**EXERCISE DIRECTIONS**
Scan the entries for the string "this" and give the number of lines that have it, nothing further.

**PROVIDED MATERIAL**
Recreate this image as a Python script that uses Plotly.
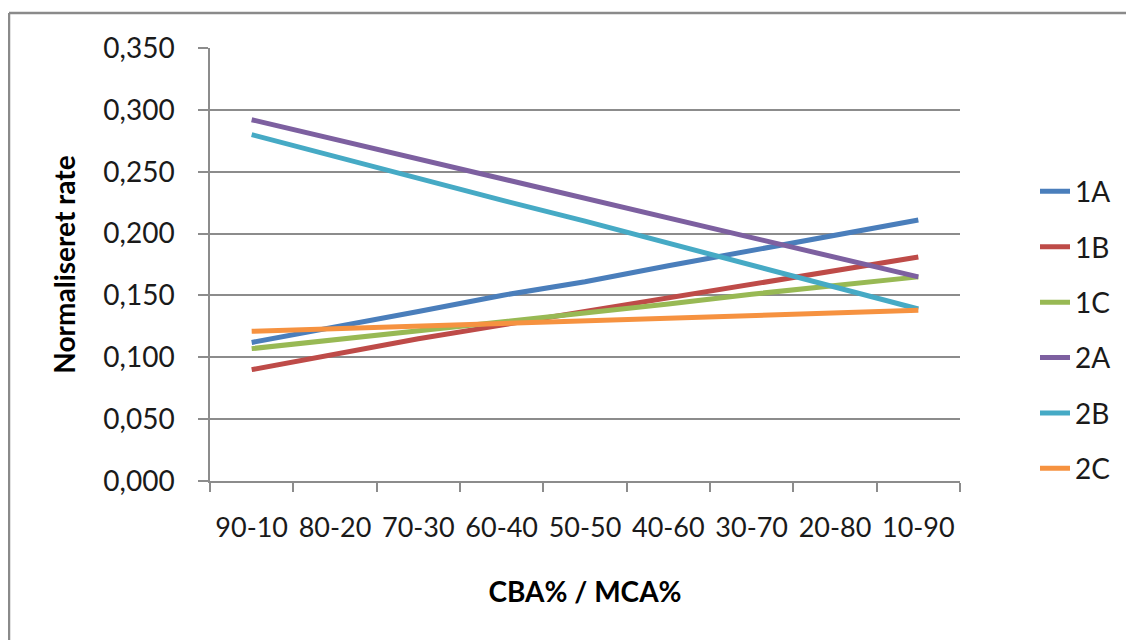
import plotly.graph_objects as go

categories = ["90-10", "80-20", "70-30", "60-40", "50-50", "40-60", "30-70", "20-80", "10-90"]

s_1A = [0.112, 0.124, 0.137, 0.150, 0.161, 0.174, 0.186, 0.199, 0.211]
s_1B = [0.090, 0.103, 0.115, 0.126, 0.137, 0.148, 0.159, 0.170, 0.181]
s_1C = [0.107, 0.114, 0.122, 0.129, 0.136, 0.143, 0.151, 0.158, 0.165]
s_2A = [0.292, 0.276, 0.260, 0.244, 0.228, 0.213, 0.197, 0.181, 0.165]
s_2B = [0.280, 0.262, 0.245, 0.227, 0.210, 0.192, 0.174, 0.157, 0.139]
s_2C = [0.121, 0.123, 0.125, 0.127, 0.129, 0.131, 0.133, 0.135, 0.138]

series_names = ["1A", "1B", "1C", "2A", "2B", "2C"]
series_values = [s_1A, s_1B, s_1C, s_2A, s_2B, s_2C]
colors = ["#4A7EBB", "#BE4B48", "#98B954", "#7D60A0", "#46AAC5", "#F69240"]

y_ticks = [0, 0.05, 0.10, 0.15, 0.20, 0.25, 0.30, 0.35]

FONT = "Lato"
GRID = "#8C8C8C"
FS = 28

fig = go.Figure()
for name, vals, col in zip(series_names, series_values, colors):
    fig.add_trace(go.Scatter(
        x=categories, y=vals, name=name, mode="lines",
        line=dict(color=col, width=5), legendgroup=name,
    ))

fig.update_layout(
    width=1134, height=640,
    margin=dict(l=202, r=182, t=40, b=167),
    paper_bgcolor="white", plot_bgcolor="white",
    separators=", ",
    font=dict(family=FONT, size=FS, color="#1a1a1a"),
    showlegend=True,
    legend=dict(
        x=1.10, xanchor="left", y=0.726, yanchor="top",
        font=dict(family=FONT, size=FS, color="#1a1a1a"),
        tracegroupgap=16, bgcolor="rgba(0,0,0,0)", borderwidth=0,
    ),
    xaxis=dict(
        type="category", range=[-0.5, 8.5],
        showgrid=False, showline=True, linecolor=GRID, linewidth=1.5,
        ticks="outside", tickson="boundaries", ticklen=9, tickcolor=GRID, tickwidth=1.5,
        ticklabelstandoff=22, tickangle=0,
        tickfont=dict(family=FONT, size=27, color="#1a1a1a"),
        title=dict(text="<b>CBA% / MCA%</b>", standoff=40,
                   font=dict(family=FONT, size=FS, color="#000000")),
        zeroline=False,
    ),
    yaxis=dict(
        range=[0, 0.35], tickvals=y_ticks, tickformat=".3f",
        showgrid=True, gridcolor=GRID, gridwidth=1.5,
        showline=True, linecolor=GRID, linewidth=1.5,
        ticks="outside", ticklen=10, tickcolor=GRID, tickwidth=1.5,
        ticklabelstandoff=18,
        tickfont=dict(family=FONT, size=FS, color="#1a1a1a"),
        title=dict(text="<b>Normaliseret rate</b>", standoff=20,
                   font=dict(family=FONT, size=FS, color="#000000")),
        zeroline=False,
    ),
)

# outer chart border (top and left edges visible in the reference)
fig.add_shape(type="line", xref="paper", yref="paper",
              x0=(1 - 202) / 750, x1=(1134 - 202) / 750,
              y0=(473 - 5) / 433, y1=(473 - 5) / 433,
              line=dict(color="#8A8A8A", width=2.5))
fig.add_shape(type="line", xref="paper", yref="paper",
              x0=(1 - 202) / 750, x1=(1 - 202) / 750,
              y0=(473 - 5) / 433, y1=(473 - 640) / 433,
              line=dict(color="#8A8A8A", width=2.5))

fig.write_html("out.html")
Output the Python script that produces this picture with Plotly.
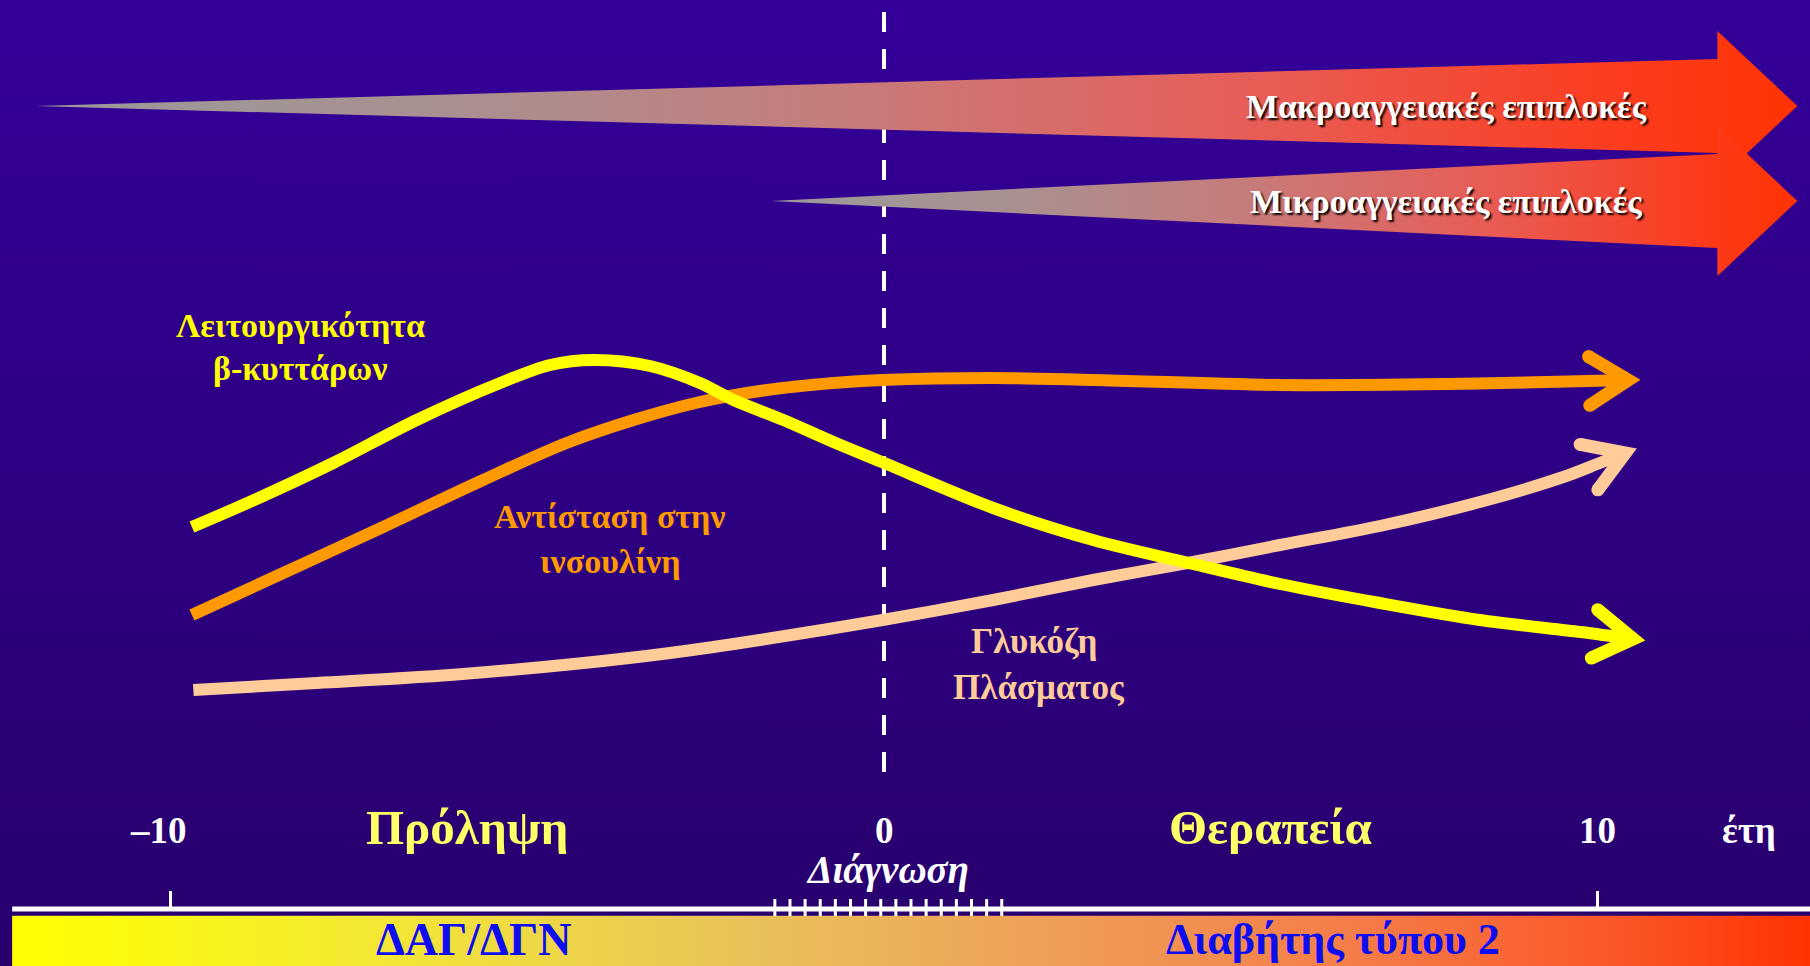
import numpy as np
import plotly.graph_objects as go

# ---------------- data (years relative to diagnosis, arbitrary level units) ----------------
years_beta = [-9.70, -8.89, -7.72, -6.55, -5.38, -4.68, -4.07, -3.28, -2.58, -2.11, -1.41,
              -0.71, -0.03, 1.53, 2.93, 4.33, 5.55, 6.95, 8.35, 9.76, 10.50]
beta_cell_function = [439, 464, 503, 546, 583, 601, 606, 600, 583, 566, 546,
                      524, 504, 458, 426, 402, 382, 363, 346, 334, 327]

years_resistance = [-9.70, -8.42, -7.02, -5.62, -4.45, -3.51, -2.58, -1.64, -0.71, -0.03,
                    1.53, 2.93, 5.55, 7.89, 9.29, 10.43]
insulin_resistance = [351, 393, 439, 486, 523, 546, 564, 576, 583, 586,
                      588, 586, 581, 582, 584, 586]

years_glucose = [-9.68, -7.95, -6.08, -4.21, -3.00, -1.74, -0.02, 1.53, 2.93, 4.33,
                 5.55, 6.95, 8.35, 9.52, 10.03, 10.39]
plasma_glucose = [276, 283, 291, 303, 313, 326, 346, 366, 386, 404,
                  421, 440, 464, 489, 503, 513]

complication_names = ["Μακροαγγειακές επιπλοκές", "Μικροαγγειακές επιπλοκές"]
complication_onset_years = [-11.90, -1.58]

year_tick_values = [-10, 0, 10]
year_tick_labels = ["–10", "0", "10"]
diagnosis_window = [-1.53, 1.65]
diagnosis_marks = 16

phase_names = ["Πρόληψη", "Θεραπεία"]
stage_names = ["ΔΑΓ/ΔΓΝ", "Διαβήτης τύπου 2"]

# ---------------- layout constants ----------------
W, H = 1810, 966
XMIN, XMAX = -12.39, 12.978
YMIN, YMAX = 0, 966
PX_X = W / (XMAX - XMIN)
PX_Y = H / (YMAX - YMIN)

FONT = "Liberation Serif, DejaVu Serif, serif"
BG_TOP, BG_BOTTOM = "#330099", "#28006c"
YELLOW, ORANGE, PEACH = "#ffff00", "#ff9900", "#ffcc99"
LINE_W = 12
HEAD_LEN = 46
HEAD_ANGLE = np.deg2rad(32)

fig = go.Figure()

# background gradient
fig.add_trace(go.Scatter(
    x=[XMIN, XMAX, XMAX, XMIN], y=[YMIN, YMIN, YMAX, YMAX], fill="toself", mode="none",
    fillgradient=dict(type="vertical", colorscale=[[0, BG_BOTTOM], [1, BG_TOP]]),
    hoverinfo="skip", showlegend=False))

# dashed diagnosis line
fig.add_trace(go.Scatter(
    x=[0, 0], y=[954, 187], mode="lines",
    line=dict(color="white", width=4, dash="20px,17px"),
    hoverinfo="skip", showlegend=False))

# complication arrows
arrow_scale = [[0, "#9a9a9a"], [0.25, "#aa8f8f"], [0.47, "#c87a7a"],
               [0.7, "#e85c55"], [0.9, "#fc3c1e"], [1, "#ff3300"]]
shaft_end, arrow_tip = 11.68, 12.80
arrow_levels = [860, 765]
shaft_half, head_half = 47, 75
for onset, lvl in zip(complication_onset_years, arrow_levels):
    xs = [onset, shaft_end, shaft_end, arrow_tip, shaft_end, shaft_end, onset]
    ys = [lvl, lvl + shaft_half, lvl + head_half, lvl, lvl - head_half, lvl - shaft_half, lvl]
    fig.add_trace(go.Scatter(
        x=xs, y=ys, fill="toself", mode="none",
        fillgradient=dict(type="horizontal", colorscale=arrow_scale),
        hoverinfo="skip", showlegend=False))


def chevron(xs, ys):
    x1, y1, x2, y2 = xs[-2], ys[-2], xs[-1], ys[-1]
    ang = np.arctan2((y2 - y1) * PX_Y, (x2 - x1) * PX_X)
    bx, by = [], []
    for s in (1, -1):
        a = ang + np.pi - s * HEAD_ANGLE
        bx.append(x2 + HEAD_LEN * np.cos(a) / PX_X)
        by.append(y2 + HEAD_LEN * np.sin(a) / PX_Y)
    return [bx[0], x2, bx[1]], [by[0], y2, by[1]]


for xs, ys, col in [(years_glucose, plasma_glucose, PEACH),
                    (years_resistance, insulin_resistance, ORANGE),
                    (years_beta, beta_cell_function, YELLOW)]:
    fig.add_trace(go.Scatter(
        x=xs, y=ys, mode="lines", line=dict(color=col, width=LINE_W, shape="spline", smoothing=0.9),
        hoverinfo="skip", showlegend=False))
    cx, cy = chevron(xs, ys)
    fig.add_trace(go.Scatter(
        x=cx, y=cy, mode="lines+markers", line=dict(color=col, width=LINE_W + 1),
        marker=dict(size=[LINE_W + 1, 0, LINE_W + 1], color=col, opacity=1,
                    line=dict(width=0, color=col)),
        hoverinfo="skip", showlegend=False))

# bottom timeline bar
line_start = -12.22
fig.add_trace(go.Scatter(
    x=[line_start, XMAX, XMAX, line_start], y=[0, 0, 50.3, 50.3], fill="toself", mode="none",
    fillgradient=dict(type="horizontal", colorscale=[
        [0, "#ffff00"], [0.2, "#f4e834"], [0.4, "#e8c458"], [0.57, "#eea058"],
        [0.75, "#f47c48"], [0.9, "#fb5424"], [1, "#ff3300"]]),
    hoverinfo="skip", showlegend=False))
# axis line
fig.add_trace(go.Scatter(
    x=[line_start, XMAX], y=[57, 57], mode="lines", line=dict(color="white", width=5),
    hoverinfo="skip", showlegend=False))
# tick marks at -10, 10
tx, ty = [], []
for v in year_tick_values:
    if v != 0:
        tx += [v, v, None]
        ty += [75, 58, None]
fig.add_trace(go.Scatter(x=tx, y=ty, mode="lines", line=dict(color="white", width=3),
                         hoverinfo="skip", showlegend=False))
# diagnosis hash marks
hx, hy = [], []
for v in np.linspace(diagnosis_window[0], diagnosis_window[1], diagnosis_marks):
    hx += [v, v, None]
    hy += [67, 50, None]
fig.add_trace(go.Scatter(x=hx, y=hy, mode="lines", line=dict(color="white", width=3),
                         hoverinfo="skip", showlegend=False))

ann = []


def label(x, y, text, size, color, shadow=None, xshift=0):
    f = dict(family=FONT, size=size, color=color)
    if shadow:
        f["shadow"] = shadow
    ann.append(dict(x=x, y=y, xref="x", yref="y", text=text, showarrow=False,
                    xanchor="center", yanchor="middle", font=f, xshift=xshift,
                    borderpad=0))


# arrow labels
for name, lvl in zip(complication_names, arrow_levels):
    label(7.88, lvl, f"<b>{name}</b>", 34, "white", shadow="2px 2px 2px #000000")

# curve labels
label(-8.18, 641, "<b>Λειτουργικότητα</b>", 34, YELLOW)
label(-8.18, 598, "<b>β-κυττάρων</b>", 34, YELLOW)
label(-3.84, 450, "<b>Αντίσταση στην</b>", 34, ORANGE)
label(-3.83, 405, "<b>ινσουλίνη</b>", 34, ORANGE)
label(2.10, 325, "<b>Γλυκόζη</b>", 35, PEACH)
label(2.17, 279, "<b>Πλάσματος</b>", 35, PEACH)

# year labels
for v, t in zip(year_tick_values, year_tick_labels):
    label(v, 136, f"<b>{t}</b>", 37, "white", xshift=-12 if v < 0 else 0)
label(12.12, 136, "<b>έτη</b>", 37, "white")
label(-5.84, 139, f"<b>{phase_names[0]}</b>", 49, "#ffff66")
label(5.41, 139, f"<b>{phase_names[1]}</b>", 49, "#ffff66")
label(0.05, 96, "<b><i>Διάγνωση</i></b>", 39, "white")
label(-5.76, 27, f"<b>{stage_names[0]}</b>", 46, "#0d0df0")
label(6.29, 27, f"<b>{stage_names[1]}</b>", 44, "#0d0df0")

fig.update_layout(
    width=W, height=H, autosize=False,
    margin=dict(l=0, r=0, t=0, b=0, pad=0),
    paper_bgcolor=BG_TOP, plot_bgcolor=BG_TOP,
    xaxis=dict(range=[XMIN, XMAX], visible=False, fixedrange=True),
    yaxis=dict(range=[YMIN, YMAX], visible=False, fixedrange=True),
    annotations=ann, showlegend=False,
)

fig.write_html("out.html", config={"displayModeBar": False})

**EXERCISE SOLUTION**
2